Black ice is deadly. It’s a thin layer of ice on the roadway that makes it just look wet. It can be present in shady areas even when the temperature is above freezing. What makes it so insidious is how difficult it is to see, especially when you’re moving fast. It’s most common on bridges and overpasses. In areas of heavy traffic, vehicle exhaust provides a steady stream of water vapor and cars shade the roadways. If you ride to places with higher elevation and more snowfall, you’ll find it there too.
Stay on the lookout if you ride in the cold. If it looks like black ice, steer clear.
Another road hazard riders don’t think about is areas of treated pavement. Salt is like sand or gravel. It decreases traction, so use caution on salted roads too.
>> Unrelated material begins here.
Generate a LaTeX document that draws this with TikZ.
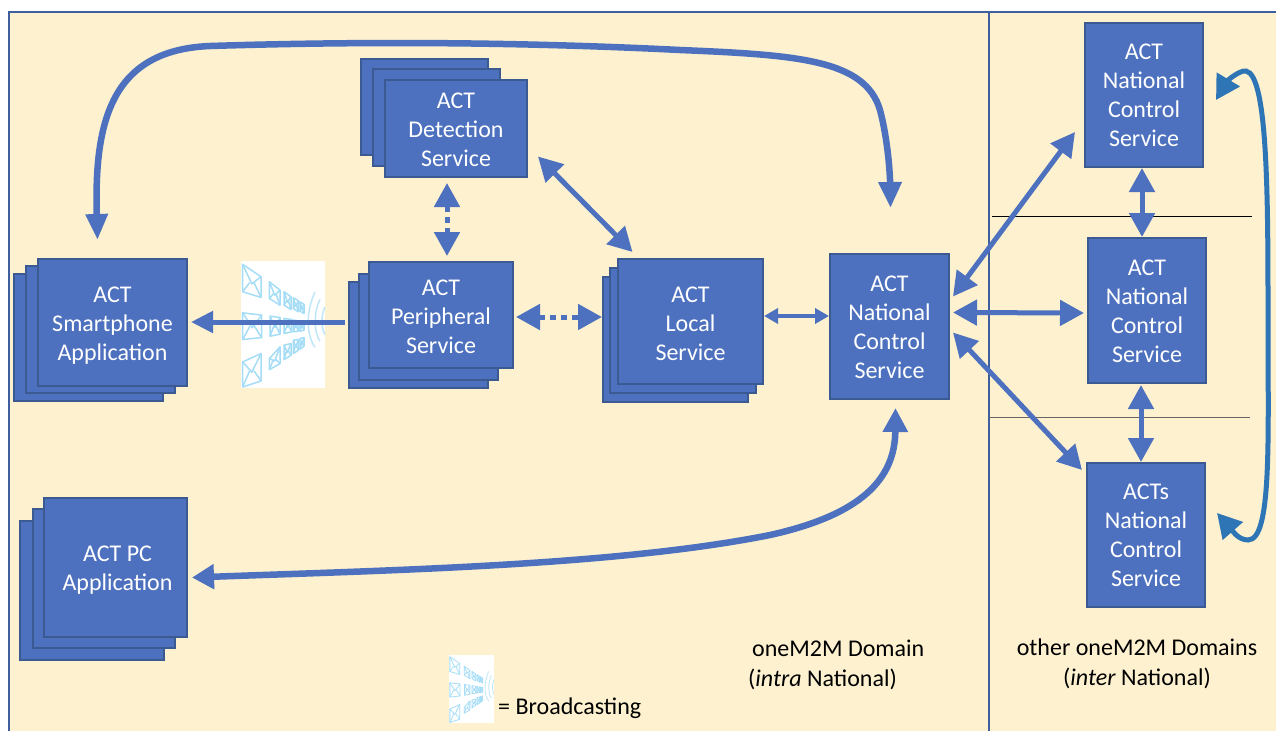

Increase Your Safety Bubble
You have less traction and maneuverability in challenging conditions. That’s even truer of people in bigger, heavier vehicles. Plus, your skill and confidence level may be off the charts, but the person in the lane next to you could be a new driver or someone more interested in their cell phone than safe driving. Give yourself a bigger safety buffer. Increase following distance, especially at higher speeds.
Know When It’s Too Cold
Sometimes the cold is just unpleasant, but there are days when you should stick to four-wheeling. That has more to do with the road conditions and your frame of mind than the reading on the thermometer.
If the roads are snowy or icy, be honest with yourself about your riding skills. If you’ve got years of experience riding on challenging terrain, you might be okay. If you’re not comfortable riding on that type of pavement in a car, you definitely shouldn’t tackle it on two wheels.
Recognize also that if you’re tired, stressed or you don’t have the right riding gear, your reflexes are going to be affected. As with any other time of the year, don’t ride when you’ve been drinking.